[AIM OF THE EXERCISE]
Beginning with the first line, set down every line through the one containing "import pandas as pd", exactly as it appears, but not the pictures.

[RECORDED INFORMATION]
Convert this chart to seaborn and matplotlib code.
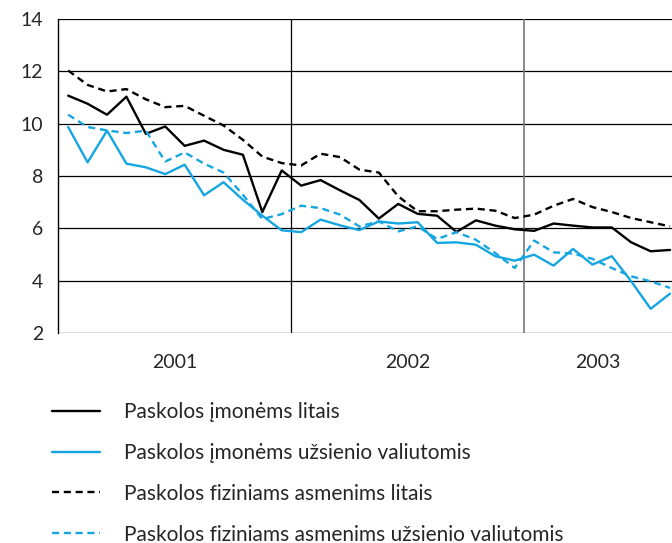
import matplotlib
matplotlib.use('Agg')
import matplotlib.pyplot as plt
import seaborn as sns
import numpy as np
import pandas as pd

# ---- data: monthly interest rates, Jan 2001 - Aug 2003 ----
months = np.arange(32)
imonems_litais = [11.07, 10.76, 10.34, 11.03, 9.61, 9.89, 9.15, 9.35, 9.00, 8.81, 6.62, 8.21,
                  7.63, 7.84, 7.45, 7.08, 6.37, 6.93, 6.55, 6.48, 5.86, 6.30, 6.10, 5.96,
                  5.90, 6.18, 6.10, 6.03, 6.03, 5.46, 5.12, 5.17]
imonems_valiuta = [9.87, 8.52, 9.73, 8.47, 8.33, 8.07, 8.43, 7.26, 7.76, 7.09, 6.48, 5.92,
                   5.85, 6.33, 6.11, 5.93, 6.26, 6.18, 6.23, 5.44, 5.46, 5.37, 4.93, 4.76,
                   4.99, 4.57, 5.21, 4.61, 4.93, 3.97, 2.92, 3.50]
fiz_litais = [12.03, 11.48, 11.23, 11.32, 10.93, 10.63, 10.68, 10.30, 9.93, 9.38, 8.74, 8.49,
              8.40, 8.85, 8.72, 8.24, 8.13, 7.22, 6.65, 6.65, 6.71, 6.75, 6.67, 6.39,
              6.52, 6.86, 7.12, 6.81, 6.62, 6.39, 6.23, 6.07]
fiz_valiuta = [10.34, 9.87, 9.74, 9.64, 9.73, 8.55, 8.90, 8.47, 8.13, 7.28, 6.35, 6.54,
               6.86, 6.77, 6.52, 6.07, 6.26, 5.88, 6.07, 5.59, 5.85, 5.56, 5.05, 4.48,
               5.53, 5.08, 5.03, 4.83, 4.48, 4.16, 3.97, 3.72]

labels = ['Paskolos įmonėms litais',
          'Paskolos įmonėms užsienio valiutomis',
          'Paskolos fiziniams asmenims litais',
          'Paskolos fiziniams asmenims užsienio valiutomis']
years = ['2001', '2002', '2003']

BLUE = '#15a6e1'
colors = dict(zip(labels, ['black', BLUE, 'black', BLUE]))
dashes = dict(zip(labels, ['', '', (3, 2.0), (3, 2.0)]))

df = pd.concat([
    pd.DataFrame({'x': months + 0.5, 'y': vals, 'serija': lab})
    for vals, lab in zip([imonems_litais, imonems_valiuta, fiz_litais, fiz_valiuta], labels)
])

sns.set_theme(style='white')
plt.rcParams['font.family'] = ['Lato', 'DejaVu Sans']

fig = plt.figure(figsize=(6.72, 5.43), dpi=100)
ax = fig.add_axes([0.087, 0.387, 0.913, 0.578])

sns.lineplot(data=df, x='x', y='y', hue='serija', style='serija',
             palette=colors, dashes=dashes, linewidth=1.7, ax=ax, legend=True)

ax.set_xlim(0, 31.6)
ax.set_ylim(2, 14)
ax.set_yticks(np.arange(2, 15, 2))
for v in np.arange(2, 15, 2):
    ax.axhline(v, color='black', lw=0.9, zorder=0)
ax.axvline(12, color='black', lw=0.9, zorder=0)
ax.axvline(24, color='#777777', lw=1.2, zorder=0)

for s in ['top', 'right', 'bottom']:
    ax.spines[s].set_visible(False)
ax.spines['left'].set_color('black')
ax.spines['left'].set_linewidth(1.0)

# year separators as ticks, year names in the middle
ax.set_xticks([0, 12, 24])
ax.set_xticklabels([])
ax.set_xticks([6, 18, 27.8], minor=True)
ax.set_xticklabels(years, minor=True)
ax.tick_params(axis='x', which='major', length=7, width=0.9, color='black', direction='out')
ax.tick_params(axis='x', which='minor', length=0, pad=15, labelsize=14)
ax.tick_params(axis='y', length=6, width=0.9, color='black', direction='out', labelsize=14, pad=5)
for t in ax.get_xticklines()[2:4]:
    t.set_color('#777777')
ax.set_xlabel('')
ax.set_ylabel('')

handles, labs = ax.get_legend_handles_labels()
ax.get_legend().remove()
fig.legend(handles, labs, loc='upper left', bbox_to_anchor=(0.065, 0.275),
           frameon=False, fontsize=15, handlelength=2.3, handletextpad=1.15,
           labelspacing=1.0, borderaxespad=0)

fig.savefig('out.png', dpi=100, facecolor='white')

[EXPECTED OUTPUT]
Convert this chart to seaborn and matplotlib code.
import matplotlib
matplotlib.use('Agg')
import matplotlib.pyplot as plt
import seaborn as sns
import numpy as np
import pandas as pd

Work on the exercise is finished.